La personne sacrée de l’imâm était sous la garde d’une troupe d’élite qui ne le quittait jamais, et recrutée parmi les murides les mieux éprouvés et convaincus de la sainteté de sa mission ; ils étaient au nombre de cent vingt, dont une partie continuellement en vigie autour de sa demeure, et l’escortant lorsqu’il se rendait à la mosquée pour présider à la prière. Chacun de ces hommes devait renoncer à tous les liens qui attachent à l’existence : garçons, rester dans le célibat ; mariés, s’interdire toute relation avec leur famille pendant la durée de leur service. Leur organisation était la même que celle du reste de l’armée, d’après la division décimale en usage chez la plupart des nations asiatiques : dix soldats pour un chef, dix chefs pour un officier supérieur, et ainsi de suite jusqu’à mille. Outre ses devoirs militaires, chaque soldat de cette troupe privilégiée était tenu de donner à ses frères d’armes l’exemple de l’accomplissement rigoureux des préceptes de la religion et du zèle à propager le muridisme. Ils étaient chargés aussi de la police secrète de l’imâm, police rendue vigilante et soupçonneuse par un état permanent de troubles et la crainte des défections, pénétrant dans l’intérieur de la vie privée, et surveillant même les kadhis et les mollahs.

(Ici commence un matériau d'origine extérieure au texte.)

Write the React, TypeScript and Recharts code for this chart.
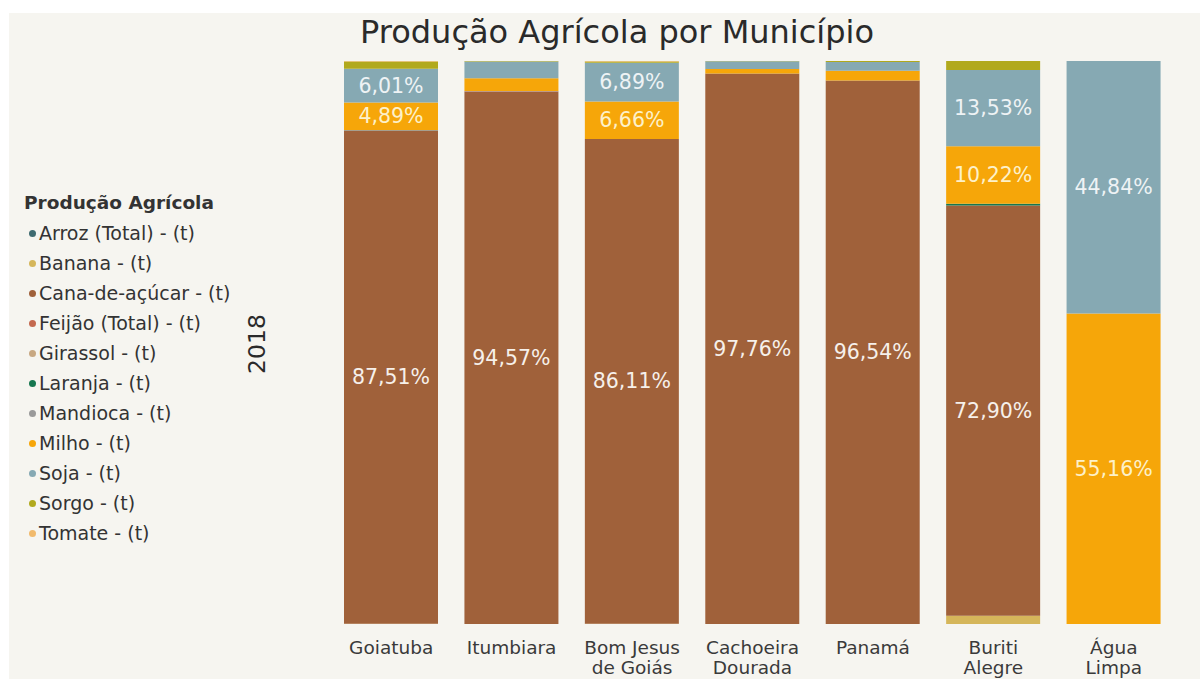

Le territoire était divisé en circonscriptions, dont le nombre a varié suivant les vicissitudes de la fortune de l’imâm ; au moment de son apogée, vers 1844 et 1845, ce nombre était de vingt-quatre à vingt-cinq. À la tête de chacune était un lieutenant (naib)[1] investi de fonctions à la fois religieuses, politiques, militaires et administratives, chargé de percevoir l’impôt, de recruter des soldats, de faire observer strictement le scharyat (la loi extérieure), de vider les différends et d’arrêter le cours des vengeances personnelles. Chaque naïbat était subdivisé en cercles sous la juridiction d’un chef (debir), et les cercles en communes sous la direction d’un mollah, magistrat politique et judiciaire. Le nombre des aoûls compris dans un naïbat et l’étendue plus ou moins grande de cette lieutenance variaient de deux mille à sept mille familles, suivant le plus ou moins de pouvoir que l’imâm voulait confier à son représentant. Il

  1. Les Russes ont maintenu ce système de circonscriptions et de gouvernement local par des naïbs, que nomme l’empereur, avec un officier russe pour adjoint, relevant du commandât militaire du district. Ils ont laissé autant que possible aux montagnards leurs institutions démocratiques, leurs mehkémé assemblées populaires et leurs anciens pour chefs.